Benchmarks and documentation
here.
h = 0.2, a = 2, d = 3, cmode = 1; 551KB
cmode = 0 for comparison; 733KB
h = 0.5, a = 2, d = 3, cmode = 1; 376KB
BM3D
This one is very interesting, very slow, and only available for Vapoursynth. Avisynth would probably die
trying to run it, so don't expect a port anytime soon unless memory usage is optimized significantly.
It would technically work on a GPU, as the algorithm can be parallelized without any issues
[src],
however no such implementation exists for Avisynth or Vapoursynth. (If the book doesn't load for you,
try scrolling up and down a few times and it should fix itself)
BM3D appears to have the best ratio of filesize and blur (and consequently detail loss) at the cost of
being the slowest CPU-based denoiser on this list. It is worth noting that this filter can be combined
with any other denoiser by using the "ref" parameter. From the
documentation:
Employ custom denoising filter as basic estimate, refined with V-BM3D final estimate.
May compensate the shortages of both denoising filters: SMDegrain is effective at spatial-temporal
smoothing but can lead to blending and detail loss, V-BM3D preserves details well but is not very
effective for large noise pattern (such as heavy grain).

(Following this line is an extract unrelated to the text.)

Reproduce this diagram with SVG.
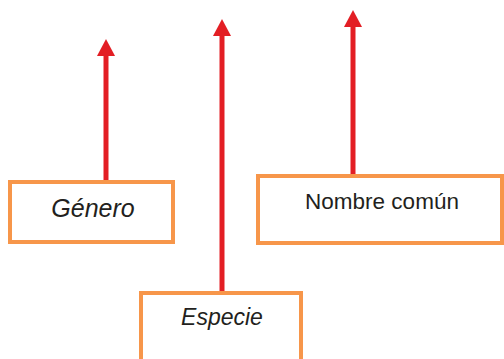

radius1 = 1, sigma = [1.5,1,1]; 439KB
radius1 = 1, sigma = [5,5,5]; 312KB
Note: This image does not use the aforementioned "ref" parameter
to improve grain removal, as this comparison aims to provide an overview over the different filters by
themselves, rather than the interactions and synergies between them.
SMDegrain
SMDegrain seems to be the go-to-solution for many encoders, as it does not generate much blur and the
effect seems to be weak enough to save some file size without notably altering the image.
The
substantially weaker denoising also causes less banding to appear, which is particularly appealing when
trying to preserve details without much consideration for bitrate.
Even without contra-sharpening, SMDegrain seems to slightly alter/thin some of the edges. 751KB
In this image the "sharpening" is more notable. 649KB
One thing to note is that SMDegrain can have a detrimental effect on the image when processing with
chroma. The Avisynth wiki describes it as follows:
Caution: plane=1-4 [chroma] can sometimes create chroma smearing. In such case I
recommend denoising chroma planes in the spatial domain.
In practice, this can destroy (or add) edges by blurring multiple frames into a single one.
Look at her hands
Edit: I recently had a discussion with another encoder who had strong
chroma artifacts (much worse than the lines on her hand), and the cause was SMDegrain. The solution can be
found
on his
blog. Just ignore the german text and scroll down to the examples. All you have to do is split the
video in its individual planes and denoise each of them
like you would denoise a single luma plane. SMDegrain is used prior to scaling for the chroma planes, which
improves the performance. You would have to do the same in Vapoursynth do avoid the smearing, but
Vapoursynth has BM3D which does the same job better, so you don't have to worry about SMDegrain and its
bugs.
Waifu2x
Waifu2x is an image-upscaling and denoising algorithm using Deep Convolutional Neural Networks. Sounds
fancy but uses an awful lot of computing power. You can expect to get ≤1fps when denoising a 720p image
using waifu2x on a modern graphics card. Your options for denoising are noise level 1, 2 ,or 3, with
level 2 and 3 being useless because of their nonexistent detail retention. Noise level 1 can remove grain
fairly well, however the detail retention may vary strongly depending on the source, and due to its
limited options (none, that is) it can not be customized to fit different sources. Either you like the
results or you use another denoiser. It is also worth noting that this is the slowest algorithm one
could possibly use, and generally the results do not justify the processing time.
There are other
proposals for Deep Learning based denoising algorithms, however most of these were never made available
to the public.
[src]
The more "anime-esque" parts of the image are denoised without any real issues, but the more realistic
textures (such as the straw) might be recognized as noise and treated accordingly.
Edit: Since this section was written there have been a few major updates to the
Waifu2x algorithm. The speed has been further optimized, and more settings for the noise removal feature have
been added. These features make it a viable alternative to some of the other denoisers on this list (at least
for certain sources), however it is still outclassed in terms of speed. The newly added upConv models are
significantly faster for upscaling and promise better results. In their current state, they should not be used
for denoising, as they are slower than the regular models and try to improve the image quality and sharpness
even without upscaling, which may cause aliasing and ringing.
Debanding
Some of these may be quite impressive in terms of file size/compressibility, but they all share a common
problem: banding. In order to fix that, we will need to deband and apply grain to the gradients. This may seem
counterintuitive, as we have just spend a lot of processing time to remove the grain, but I'll get to that
later.
The BM3D image after an f3kdb call with a simple
mask
to protect the wooden texture (I won't go into detail here, as debanding is a topic for another day). Hover over
the image to switch to the source frame.
Source size: 821KB. Denoised and debanded frame: 767KB. This does not sound too impressive, as it is only a
decrease of ~7% which (considering the processing time) really isn't that much, however our new grain has a
considerable advantage: It is static. I won't delve too deep into intra-frame compression, but most people will
know that less motion = lower bitrate. While the source's grain takes up new bits with every new frame, our
grain only has to be stored once per scene.